## Job
Pictures stay out of the copy; restate everything else in the material exactly.

## Data excerpt
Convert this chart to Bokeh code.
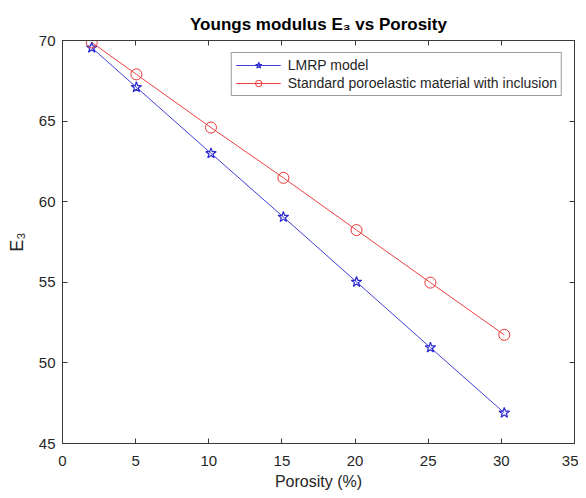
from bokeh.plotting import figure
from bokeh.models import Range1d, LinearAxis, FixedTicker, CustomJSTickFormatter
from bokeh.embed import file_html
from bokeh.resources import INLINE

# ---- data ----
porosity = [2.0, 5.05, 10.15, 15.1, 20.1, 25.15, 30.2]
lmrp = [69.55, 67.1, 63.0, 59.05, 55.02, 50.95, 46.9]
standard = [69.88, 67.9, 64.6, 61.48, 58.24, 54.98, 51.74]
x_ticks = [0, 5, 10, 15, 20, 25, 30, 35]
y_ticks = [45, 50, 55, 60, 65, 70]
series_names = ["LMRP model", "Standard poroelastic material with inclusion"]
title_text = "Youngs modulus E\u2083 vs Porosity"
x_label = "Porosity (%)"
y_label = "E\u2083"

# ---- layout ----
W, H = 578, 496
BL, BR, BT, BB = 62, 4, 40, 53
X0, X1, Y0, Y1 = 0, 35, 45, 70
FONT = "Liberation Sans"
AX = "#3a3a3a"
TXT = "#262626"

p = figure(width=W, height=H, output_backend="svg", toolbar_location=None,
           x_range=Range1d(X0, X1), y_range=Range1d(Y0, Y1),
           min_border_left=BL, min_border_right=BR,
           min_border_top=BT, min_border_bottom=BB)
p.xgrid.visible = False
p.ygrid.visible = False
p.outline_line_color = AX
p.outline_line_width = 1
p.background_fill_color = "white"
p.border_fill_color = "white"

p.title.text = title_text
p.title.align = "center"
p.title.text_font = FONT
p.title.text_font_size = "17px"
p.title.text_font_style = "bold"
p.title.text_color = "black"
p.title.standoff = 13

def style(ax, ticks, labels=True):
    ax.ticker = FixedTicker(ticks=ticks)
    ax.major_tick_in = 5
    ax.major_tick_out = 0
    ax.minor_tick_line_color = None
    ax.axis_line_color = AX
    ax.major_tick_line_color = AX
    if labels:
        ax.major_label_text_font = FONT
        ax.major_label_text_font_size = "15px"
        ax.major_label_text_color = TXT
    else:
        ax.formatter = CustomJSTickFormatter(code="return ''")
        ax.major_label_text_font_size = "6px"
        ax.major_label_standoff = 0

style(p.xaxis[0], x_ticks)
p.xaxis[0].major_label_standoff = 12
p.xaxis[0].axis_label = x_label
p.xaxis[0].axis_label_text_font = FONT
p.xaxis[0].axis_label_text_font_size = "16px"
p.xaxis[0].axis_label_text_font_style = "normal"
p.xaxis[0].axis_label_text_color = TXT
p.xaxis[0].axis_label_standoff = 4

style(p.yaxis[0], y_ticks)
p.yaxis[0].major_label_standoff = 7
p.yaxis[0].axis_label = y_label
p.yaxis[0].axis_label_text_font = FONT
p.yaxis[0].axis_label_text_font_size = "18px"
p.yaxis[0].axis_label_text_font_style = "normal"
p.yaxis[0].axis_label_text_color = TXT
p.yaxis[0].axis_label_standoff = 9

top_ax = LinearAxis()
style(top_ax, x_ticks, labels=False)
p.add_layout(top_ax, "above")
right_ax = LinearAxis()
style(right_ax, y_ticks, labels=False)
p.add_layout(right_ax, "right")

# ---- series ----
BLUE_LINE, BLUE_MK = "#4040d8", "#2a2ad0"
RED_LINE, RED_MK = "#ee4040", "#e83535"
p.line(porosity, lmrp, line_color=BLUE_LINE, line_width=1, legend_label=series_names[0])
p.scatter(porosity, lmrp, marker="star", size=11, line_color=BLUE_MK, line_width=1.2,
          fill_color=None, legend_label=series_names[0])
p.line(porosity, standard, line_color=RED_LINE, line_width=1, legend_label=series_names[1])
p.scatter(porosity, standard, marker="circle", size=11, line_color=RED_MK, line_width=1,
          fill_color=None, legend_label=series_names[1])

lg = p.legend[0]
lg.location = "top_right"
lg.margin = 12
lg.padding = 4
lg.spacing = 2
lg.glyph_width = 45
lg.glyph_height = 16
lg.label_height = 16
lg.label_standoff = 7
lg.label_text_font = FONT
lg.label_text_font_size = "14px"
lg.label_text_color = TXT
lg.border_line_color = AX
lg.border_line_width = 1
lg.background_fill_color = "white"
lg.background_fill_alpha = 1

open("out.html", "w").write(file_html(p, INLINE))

## Result of the exercise
Convert this chart to Bokeh code.
from bokeh.plotting import figure
from bokeh.models import Range1d, LinearAxis, FixedTicker, CustomJSTickFormatter
from bokeh.embed import file_html
from bokeh.resources import INLINE

# ---- data ----
porosity = [2.0, 5.05, 10.15, 15.1, 20.1, 25.15, 30.2]
lmrp = [69.55, 67.1, 63.0, 59.05, 55.02, 50.95, 46.9]
standard = [69.88, 67.9, 64.6, 61.48, 58.24, 54.98, 51.74]
x_ticks = [0, 5, 10, 15, 20, 25, 30, 35]
y_ticks = [45, 50, 55, 60, 65, 70]
series_names = ["LMRP model", "Standard poroelastic material with inclusion"]
title_text = "Youngs modulus E\u2083 vs Porosity"
x_label = "Porosity (%)"
y_label = "E\u2083"

# ---- layout ----
W, H = 578, 496
BL, BR, BT, BB = 62, 4, 40, 53
X0, X1, Y0, Y1 = 0, 35, 45, 70
FONT = "Liberation Sans"
AX = "#3a3a3a"
TXT = "#262626"

p = figure(width=W, height=H, output_backend="svg", toolbar_location=None,
           x_range=Range1d(X0, X1), y_range=Range1d(Y0, Y1),
           min_border_left=BL, min_border_right=BR,
           min_border_top=BT, min_border_bottom=BB)
p.xgrid.visible = False
p.ygrid.visible = False
p.outline_line_color = AX
p.outline_line_width = 1
p.background_fill_color = "white"
p.border_fill_color = "white"

p.title.text = title_text
p.title.align = "center"
p.title.text_font = FONT
p.title.text_font_size = "17px"
p.title.text_font_style = "bold"
p.title.text_color = "black"
p.title.standoff = 13

def style(ax, ticks, labels=True):
    ax.ticker = FixedTicker(ticks=ticks)
    ax.major_tick_in = 5
    ax.major_tick_out = 0
    ax.minor_tick_line_color = None
    ax.axis_line_color = AX
    ax.major_tick_line_color = AX
    if labels:
        ax.major_label_text_font = FONT
        ax.major_label_text_font_size = "15px"
        ax.major_label_text_color = TXT
    else:
        ax.formatter = CustomJSTickFormatter(code="return ''")
        ax.major_label_text_font_size = "6px"
        ax.major_label_standoff = 0

style(p.xaxis[0], x_ticks)
p.xaxis[0].major_label_standoff = 12
p.xaxis[0].axis_label = x_label
p.xaxis[0].axis_label_text_font = FONT
p.xaxis[0].axis_label_text_font_size = "16px"
p.xaxis[0].axis_label_text_font_style = "normal"
p.xaxis[0].axis_label_text_color = TXT
p.xaxis[0].axis_label_standoff = 4

style(p.yaxis[0], y_ticks)
p.yaxis[0].major_label_standoff = 7
p.yaxis[0].axis_label = y_label
p.yaxis[0].axis_label_text_font = FONT
p.yaxis[0].axis_label_text_font_size = "18px"
p.yaxis[0].axis_label_text_font_style = "normal"
p.yaxis[0].axis_label_text_color = TXT
p.yaxis[0].axis_label_standoff = 9

top_ax = LinearAxis()
style(top_ax, x_ticks, labels=False)
p.add_layout(top_ax, "above")
right_ax = LinearAxis()
style(right_ax, y_ticks, labels=False)
p.add_layout(right_ax, "right")

# ---- series ----
BLUE_LINE, BLUE_MK = "#4040d8", "#2a2ad0"
RED_LINE, RED_MK = "#ee4040", "#e83535"
p.line(porosity, lmrp, line_color=BLUE_LINE, line_width=1, legend_label=series_names[0])
p.scatter(porosity, lmrp, marker="star", size=11, line_color=BLUE_MK, line_width=1.2,
          fill_color=None, legend_label=series_names[0])
p.line(porosity, standard, line_color=RED_LINE, line_width=1, legend_label=series_names[1])
p.scatter(porosity, standard, marker="circle", size=11, line_color=RED_MK, line_width=1,
          fill_color=None, legend_label=series_names[1])

lg = p.legend[0]
lg.location = "top_right"
lg.margin = 12
lg.padding = 4
lg.spacing = 2
lg.glyph_width = 45
lg.glyph_height = 16
lg.label_height = 16
lg.label_standoff = 7
lg.label_text_font = FONT
lg.label_text_font_size = "14px"
lg.label_text_color = TXT
lg.border_line_color = AX
lg.border_line_width = 1
lg.background_fill_color = "white"
lg.background_fill_alpha = 1

open("out.html", "w").write(file_html(p, INLINE))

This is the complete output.